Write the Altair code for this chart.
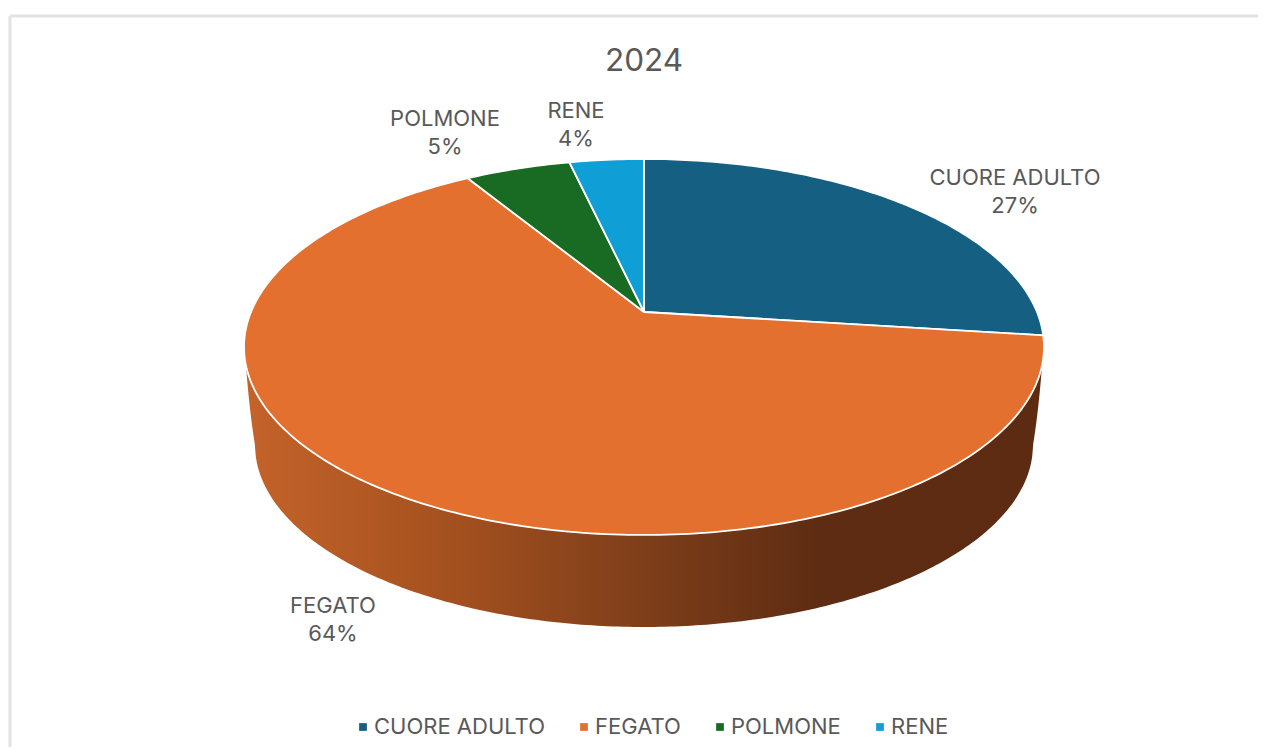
import math
import altair as alt
import pandas as pd

categories = ["CUORE ADULTO", "FEGATO", "POLMONE", "RENE"]
values = [27.0, 64.3, 5.1, 3.6]
percent_labels = ["27%", "64%", "5%", "4%"]
colors = ["#156082", "#E4702F", "#196B24", "#0F9ED5"]
label_centres = [(1015, 178), (333, 606), (445, 119), (576, 111)]

PAGE = 8
W, H = 1250, 739
FONT = "Inter"
TEXT = "#595959"

# Perspective of the tilted pie: circle -> ellipse on the page
APEX = (644, 312)
A, B, K = 393.0, 181.5, 0.186


def project(theta):
    u, v = math.sin(theta), math.cos(theta)
    w = 1 + K * v
    return APEX[0] + A * u / w - PAGE, APEX[1] - B * v / w - PAGE


def top_rim_y(x):
    dx = (x + PAGE - 644) / 400
    return 347 + 188 * math.sqrt(max(0, 1 - dx * dx)) - PAGE


def wall_bottom_y(x):
    page_x = x + PAGE
    dx = (page_x - 644) / 389
    if abs(dx) >= 1:
        edge_x = 255 if dx < 0 else 1033
        start_x = 246 if dx < 0 else 1042
        t = (page_x - start_x) / (edge_x - start_x)
        return top_rim_y(x) + t * (445 - PAGE - top_rim_y(x))
    return 445 + 182 * math.sqrt(1 - dx * dx) - PAGE


rows = []
total = sum(values)
start = 0.0
for cat, val in zip(categories, values):
    t0 = start / total * 2 * math.pi
    t1 = (start + val) / total * 2 * math.pi
    n = max(4, int(val * 4))
    rows.append({"cat": cat, "i": 0, "x": APEX[0] - PAGE, "y": APEX[1] - PAGE})
    for k in range(n + 1):
        px, py = project(t0 + (t1 - t0) * k / n)
        rows.append({"cat": cat, "i": k + 1, "x": px, "y": py})
    rows.append({"cat": cat, "i": n + 2, "x": APEX[0] - PAGE, "y": APEX[1] - PAGE})
    start += val
slices = pd.DataFrame(rows)

wall_rows = []
steps = 240
for k in range(steps + 1):
    x = 644 - PAGE - 398 * math.cos(math.pi * k / steps)
    wall_rows.append({"x": x, "y": top_rim_y(x), "y2": wall_bottom_y(x)})
wall = pd.DataFrame(wall_rows)

label_rows = []
for cat, pct, (lx, ly) in zip(categories, percent_labels, label_centres):
    label_rows.append({"t": cat, "x": lx - PAGE, "y": ly - PAGE})
    label_rows.append({"t": pct, "x": lx - PAGE, "y": ly + 28 - PAGE})
labels = pd.DataFrame(label_rows)

xs = alt.X("x:Q", axis=None, scale=alt.Scale(domain=[0, W], range=[0, W]))
ys = alt.Y("y:Q", axis=None, scale=alt.Scale(domain=[0, H], range=[0, H]))

frame_top = alt.Chart(pd.DataFrame({"a": [0]})).mark_rule(color="#E2E2E2", strokeWidth=3).encode(
    x=alt.value(2), x2=alt.value(W), y=alt.value(8)
)
frame_left = alt.Chart(pd.DataFrame({"a": [0]})).mark_rule(color="#E2E2E2", strokeWidth=3).encode(
    x=alt.value(2), y=alt.value(8), y2=alt.value(H)
)

wall_layer = alt.Chart(wall).mark_area(
    color=alt.Gradient(
        gradient="linear",
        x1=0, x2=1, y1=0, y2=0,
        stops=[
            alt.GradientStop(offset=0, color="#C4632A"),
            alt.GradientStop(offset=0.25, color="#A5511F"),
            alt.GradientStop(offset=0.5, color="#7E3E1A"),
            alt.GradientStop(offset=0.72, color="#5E2C12"),
            alt.GradientStop(offset=1, color="#5C2B12"),
        ],
    )
).encode(x=xs, y=ys, y2="y2:Q")

slice_layer = alt.Chart(slices).mark_line(stroke="white", strokeWidth=1.8, strokeJoin="round").encode(
    x=xs,
    y=ys,
    order="i:Q",
    detail="cat:N",
    fill=alt.Fill(
        "cat:N",
        scale=alt.Scale(domain=categories, range=colors),
        legend=alt.Legend(
            title=None,
            orient="none",
            legendX=344,
            legendY=708,
            direction="horizontal",
            columns=4,
            symbolType="square",
            symbolSize=60,
            symbolStrokeWidth=0,
            symbolStrokeColor="transparent",
            labelFont=FONT,
            labelFontSize=22,
            labelColor=TEXT,
            labelOffset=0,
            labelLimit=300,
            columnPadding=28,
        ),
    ),
)

text_layer = alt.Chart(labels).mark_text(
    font=FONT, fontSize=22, color=TEXT, align="center", baseline="middle"
).encode(x=xs, y=ys, text="t:N")

chart = alt.layer(frame_top, frame_left, wall_layer, slice_layer, text_layer).properties(
    width=W,
    height=H,
    padding=0,
    autosize=alt.AutoSizeParams(type="none"),
    title=alt.TitleParams(
        "2024", font=FONT, fontSize=31.5, fontWeight="normal", color=TEXT,
        anchor="middle", frame="group", dx=11, dy=73,
    ),
).configure_view(stroke=None)

chart.save("out.html", embed_options={"renderer": "svg", "actions": False})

> [Objective]
Extract the lines exactly, please: the first line of the listing, the line with "119), (576, 111)]", and every line between them, but no pictures.

> [Reply to the task]
Write the Altair code for this chart.
import math
import altair as alt
import pandas as pd

categories = ["CUORE ADULTO", "FEGATO", "POLMONE", "RENE"]
values = [27.0, 64.3, 5.1, 3.6]
percent_labels = ["27%", "64%", "5%", "4%"]
colors = ["#156082", "#E4702F", "#196B24", "#0F9ED5"]
label_centres = [(1015, 178), (333, 606), (445, 119), (576, 111)]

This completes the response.